This article was written by Chris Dolan and published by The San Francisco Examiner. Click here to read more of Chris Dolan’s weekly articles at SFExaminer.com.
This week’s question comes from Janice G. in San Mateo who asks “I was being driven home from the airport to my house in San Diego in one of those shuttle van services. After dropping off two others I was the last passenger. I had given the guy my address when I got into the van. The driver, a middle aged guy started creeping me out as he asked me about myself such as whether I was single, married, had a boyfriend, etc.
Then he started asking me what kind of sex I liked and started telling me what kind of things he liked to do. It made me afraid. As he pulled up to my apartment he said “I hope I will see you again soon.” The next day I found a note in my mailbox saying that I should give him a call and left his name. I Googled him and found out, through Facebook and those background search companies, that he was a convicted felon with a history of sexual assault and kidnapping. I told the shuttle company and they said “that they would look into it.” I have heard nothing else from them.
I am scared that this guy may come back to my house and attack me so I have left my apartment and I am staying with friends in San Mateo. It doesn’t seem right that I should have been exposed to a felon by the shuttle service. They say on their website that their drivers are all screened for criminal records. I called the police but they said that there was nothing they could do because all he did was talk about sex and he didn’t touch me. I won’t go back to my apartment. What are my rights?”

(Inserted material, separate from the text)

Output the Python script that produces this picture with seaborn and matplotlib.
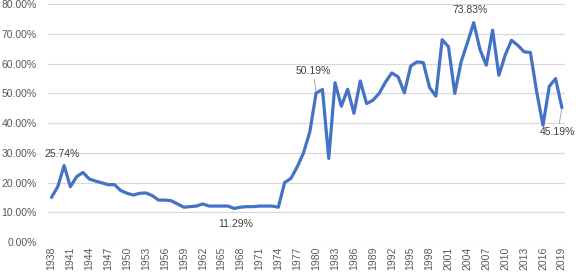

Janice, your concerns are understandable. You hired a service that says that its drivers are screened and it turns out that they couldn’t have been because if they had done even the simple internet search that you did, they would have found out about his history. Employers have a duty to properly screen their employees for fitness for their assigned jobs. An employer can be held liable for damages to a third person (in this case you) when the employer has been negligent in the hiring or retaining of an employee who is incompetent or unfit.
As one California case states “Liability for negligent hiring … is based upon the reasoning that if an enterprise hires individuals with characteristics which might pose a danger to customers or other employees, the enterprise should bear the loss caused by the wrongdoing of its incompetent or unfit employees.” Therefore an employer can be found to be negligent for harms caused by its employees conduct if the employer knew, or should have known, that hiring the employee created a particular risk of harm that later occurred.
A legal treatise called the Restatement Second of Agency, followed by California, set forth the legal principal that a person conducting an activity through servants or other agents is subject to liability for harm resulting from his conduct if he is negligent or reckless in the employment of improper persons or instrumentalities in work involving risk of harm to others.
The Restatement goes on to explain that an agent may be incompetent because of his reckless or vicious disposition, and if a principal, without exercising due care in selection, employs a vicious person to do an act which necessarily brings him in contact with others while in the performance of a duty, he is subject to liability for harm caused by the vicious propensity.
One who employs another to act for him is not liable merely because the one employed is incompetent, vicious, or careless. If liability results it is because, under the circumstances, the employer has not taken the care which a prudent person would take in selecting the person for the business in hand. In 2006 the Restatement Third came out distilling the concept: “A principal who conducts an activity through an agent is subject to liability for harm to a third party caused by the agent’s conduct if the harm was caused by the principal’s negligence in selecting, training, retaining, supervising, or otherwise controlling the agent.”
The above represents the responsibility of the regular everyday employer. Employers in the business of transporting people are called “common carriers.” They not only have the obligation to act reasonably, they owe a greater duty of care to those that they transport because they do so in exchange for compensation.
Section 2100 of the California Civil Code sets forth the rule: “A carrier of persons for reward must use the utmost care and diligence for their safe carriage [and] must provide everything necessary for that purpose. . .”
Given the opportunity created by placing a felonious sexual offender and kidnapper in a position where he could use his job, and the cover of being a shuttle driver, to gain access to victims, the utmost care and diligence would require undertaking a thorough background search and, although driving a shuttle is not one of the job positions which the law precludes sexual offenders from obtaining, refusing to hire a driver convicted of sexual assault and kidnapping. You should contact a trial lawyer to help you protect yourself from the driver and hold the shuttle service accountable for the impact on your life.